We submitted our application for revision of code case 2468-1 on 12 March 2019. The case was reviewed and approved by the ASME body in India. Thereafter, the case was reviewed and passed by several ASME committees (Sec VIII SGM Materials Committee, Sec II Non-Ferrous Committee and External Pressure Committee) in the US, before the code case was approved by the ASME board.

All along, stakeholders had been compelled to adopt ASME Sec VIII Div. 1 wherever Inconel UNS N06625 Grade 2 was specified by the end users/process licensors. This, in turn, led to higher equipment cost on account of higher thickness and increased weight, as the allowable stresses of ASME Sec VIII Div. 1 are lower than that of Div. 2.

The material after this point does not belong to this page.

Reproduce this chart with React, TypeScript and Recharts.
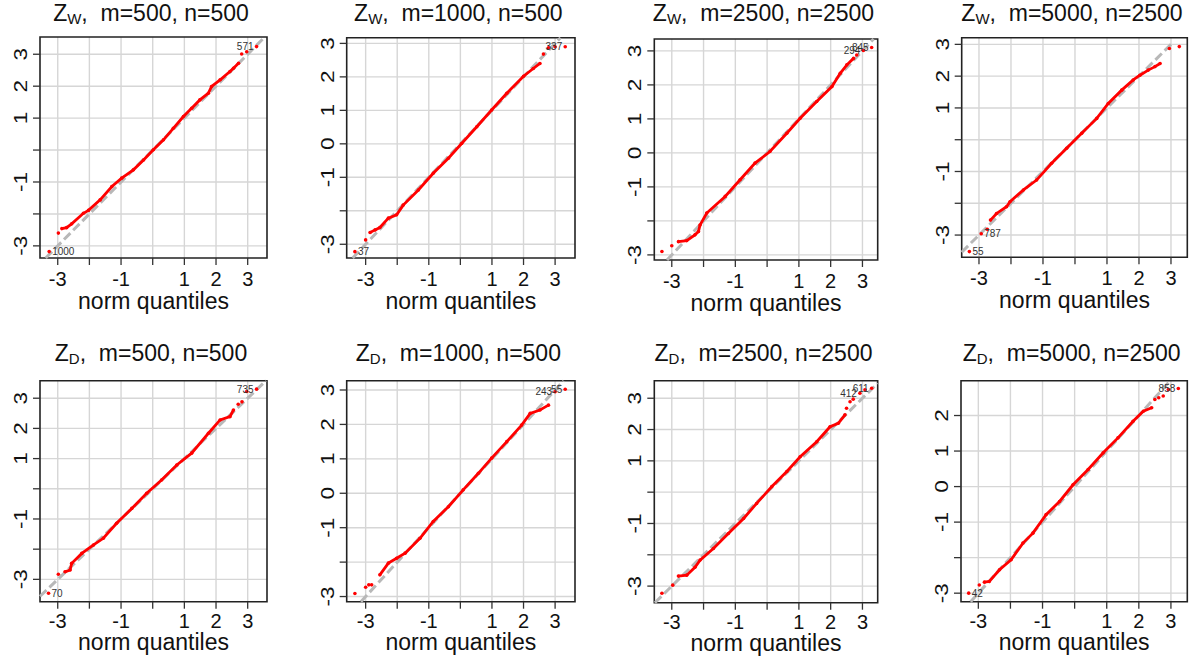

The licensor’s requirements of Grade 2 material were in imminent danger of non-compliance by the detailed engineering consultant company. The licensor would have had no option and would have had to settle for a lower heat exchanger quality using the Grade 1 tubes. Had TEMA India not stepped in and gone the extra mile, the licensor would have to succumb to the Detailed Engineering company; a situation with few precedents.

Creating a code case and successfully getting it through proves that TEMA India is many notches over competitors. The initiative can lead to the management of detailed engineering companies to take note of our ability to submit our value propositions, and thereby consider passing our name down the line, for RFQs for critical heat exchangers to their project execution teams.

TEMA India’s effort has benefitted the Oil & Gas and Petrochemical industries, including equipment manufacturers, tube manufacturers, engineering consultants, process licensors, turnkey contractors and end-users the world over.